If you are cleaning up after a fire, you can't just roll into the fire site and start cleaning things up. You have to be careful with how you clean because you don't just have to look out for areas damaged by the fire; you have to look out for smoke damage.

1. Always Verify the Safety of the Building

After a fire, no matter how small or severe it seemed to you, you will want to verify that the building is safe before you try to enter it and start cleaning things up. If the fire department responds to the fire, you will want to wait for the fire department to give you the all-clear that the building is safe to enter. If the fire was small enough that professional help was not called in, you will want to ensure that the fire is totally extinguished before you start the clean-up process.

2. Protect Your Body

Smoke damage is not just harmful physical structures; it can also be harmful to your body.

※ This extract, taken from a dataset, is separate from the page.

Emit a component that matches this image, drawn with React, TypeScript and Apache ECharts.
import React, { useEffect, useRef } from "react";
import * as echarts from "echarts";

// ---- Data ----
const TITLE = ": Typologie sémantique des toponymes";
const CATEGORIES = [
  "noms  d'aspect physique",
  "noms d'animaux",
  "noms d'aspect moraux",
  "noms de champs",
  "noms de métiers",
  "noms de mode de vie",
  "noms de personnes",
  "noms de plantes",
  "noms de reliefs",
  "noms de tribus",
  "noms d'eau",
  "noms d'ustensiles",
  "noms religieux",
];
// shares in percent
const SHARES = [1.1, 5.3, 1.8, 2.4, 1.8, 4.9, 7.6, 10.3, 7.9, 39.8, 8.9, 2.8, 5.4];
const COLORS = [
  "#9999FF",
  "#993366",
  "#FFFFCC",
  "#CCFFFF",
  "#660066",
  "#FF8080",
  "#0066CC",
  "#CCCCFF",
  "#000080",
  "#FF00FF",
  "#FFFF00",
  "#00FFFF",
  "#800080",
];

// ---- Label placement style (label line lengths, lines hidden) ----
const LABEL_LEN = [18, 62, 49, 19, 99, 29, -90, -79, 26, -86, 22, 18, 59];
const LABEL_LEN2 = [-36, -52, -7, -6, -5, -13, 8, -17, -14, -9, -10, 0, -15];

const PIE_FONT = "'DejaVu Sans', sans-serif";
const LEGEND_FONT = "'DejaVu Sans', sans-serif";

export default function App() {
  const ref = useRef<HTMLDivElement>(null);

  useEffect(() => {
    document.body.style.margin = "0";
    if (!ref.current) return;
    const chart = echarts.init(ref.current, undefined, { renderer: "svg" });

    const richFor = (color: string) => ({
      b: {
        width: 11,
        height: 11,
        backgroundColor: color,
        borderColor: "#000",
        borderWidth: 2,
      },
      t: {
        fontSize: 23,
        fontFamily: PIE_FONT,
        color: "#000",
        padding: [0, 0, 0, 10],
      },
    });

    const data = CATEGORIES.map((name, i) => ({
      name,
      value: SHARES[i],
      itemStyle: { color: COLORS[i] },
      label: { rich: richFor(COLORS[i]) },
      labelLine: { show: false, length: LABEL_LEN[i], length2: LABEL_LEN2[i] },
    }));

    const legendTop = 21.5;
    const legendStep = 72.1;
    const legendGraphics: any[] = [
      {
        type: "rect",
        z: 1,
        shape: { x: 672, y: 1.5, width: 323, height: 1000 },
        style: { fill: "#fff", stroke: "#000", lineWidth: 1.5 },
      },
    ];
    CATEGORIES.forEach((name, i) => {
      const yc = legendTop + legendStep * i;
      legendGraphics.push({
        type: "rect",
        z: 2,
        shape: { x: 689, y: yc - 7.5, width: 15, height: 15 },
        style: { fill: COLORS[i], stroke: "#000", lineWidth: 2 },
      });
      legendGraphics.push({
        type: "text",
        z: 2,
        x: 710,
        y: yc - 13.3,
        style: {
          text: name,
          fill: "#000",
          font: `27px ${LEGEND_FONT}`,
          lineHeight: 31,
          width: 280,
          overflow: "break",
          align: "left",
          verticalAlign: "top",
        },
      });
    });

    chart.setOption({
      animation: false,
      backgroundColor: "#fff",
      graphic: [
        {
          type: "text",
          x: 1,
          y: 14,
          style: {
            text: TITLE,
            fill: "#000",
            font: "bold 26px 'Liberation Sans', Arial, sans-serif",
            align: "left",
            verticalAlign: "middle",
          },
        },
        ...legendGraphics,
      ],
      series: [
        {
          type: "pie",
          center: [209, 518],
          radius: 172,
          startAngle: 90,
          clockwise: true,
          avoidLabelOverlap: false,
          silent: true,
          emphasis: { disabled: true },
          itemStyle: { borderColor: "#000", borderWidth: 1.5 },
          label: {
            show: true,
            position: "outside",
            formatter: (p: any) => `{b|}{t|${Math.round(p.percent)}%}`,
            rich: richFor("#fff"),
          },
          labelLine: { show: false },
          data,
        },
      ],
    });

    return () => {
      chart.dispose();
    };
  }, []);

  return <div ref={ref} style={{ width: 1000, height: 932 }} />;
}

As you clean things up, soot will get stirred up and released into the air, where it can then get into your lungs, eyes and come into contact with your skin. There are often additional hazardous materials that can be found in the smoke as well that you are going to need to protect yourself from.

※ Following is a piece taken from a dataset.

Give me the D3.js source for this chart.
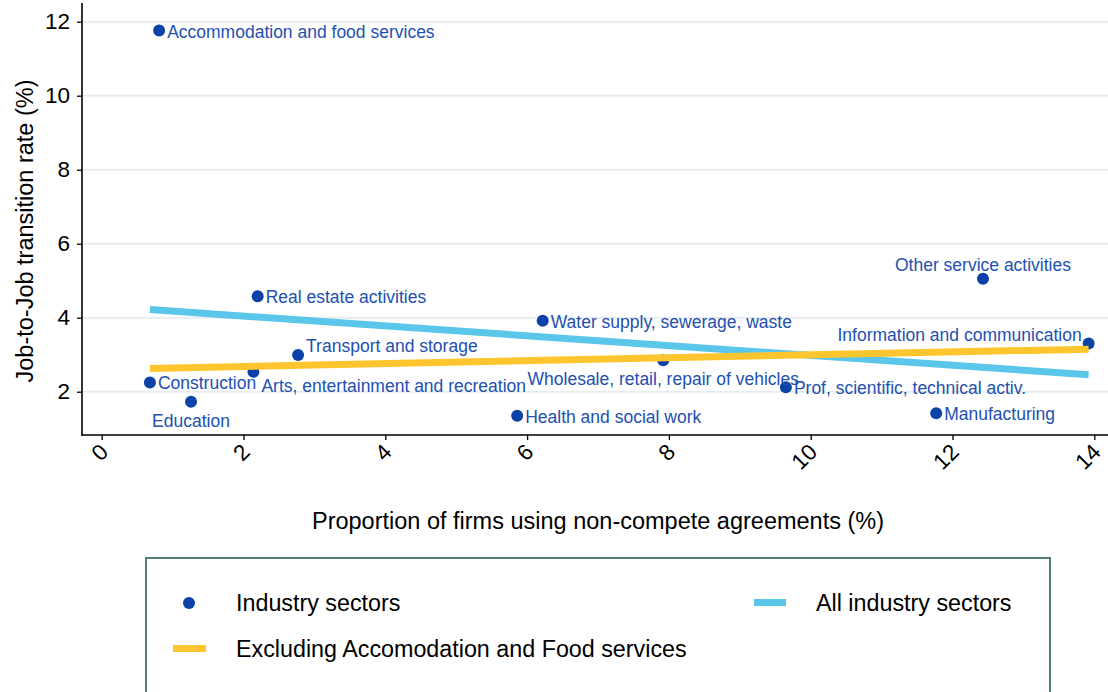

With smoke, you will want to wear a respirator that is specifically designed to filter out soot and chemicals. You should wear goggles, gloves and cover up as much of your skin as you can. You should wear thick gloves as well.

3. Get to Work

With smoke damage, as soon as you get the all-clear, you will want to have a professional team ready to help you clean up the smoke. Soot stains, and the longer that it is left in place, the harder it will be to get rid of the stains that soot creates. Additionally, the longer the soot is left in place, the harder it can be to get rid of the smell that it makes as well.

4. Be Careful with Ventilation

After fire damage, you need ventilation in your workspace. However, you are going to want to be careful with how you achieve that ventilation. You will want to turn off the HVAC system, as you don't want it to carry soot to other parts of the building that were not impacted by the fire. You will want to open up doors and windows in the impacted area to get rid of the odors and provide yourself with ventilation as you clean.

After fire impacts, a building, don't start cleaning until the space is safe. Protect your body before you start to clean; you don't want to come into contact with the soot and chemicals it carries with it. Get to work as soon as you can, preferably with the assistance of a professional smoke damage cleanup team. Use doors and windows for ventilation, not the HVAC system.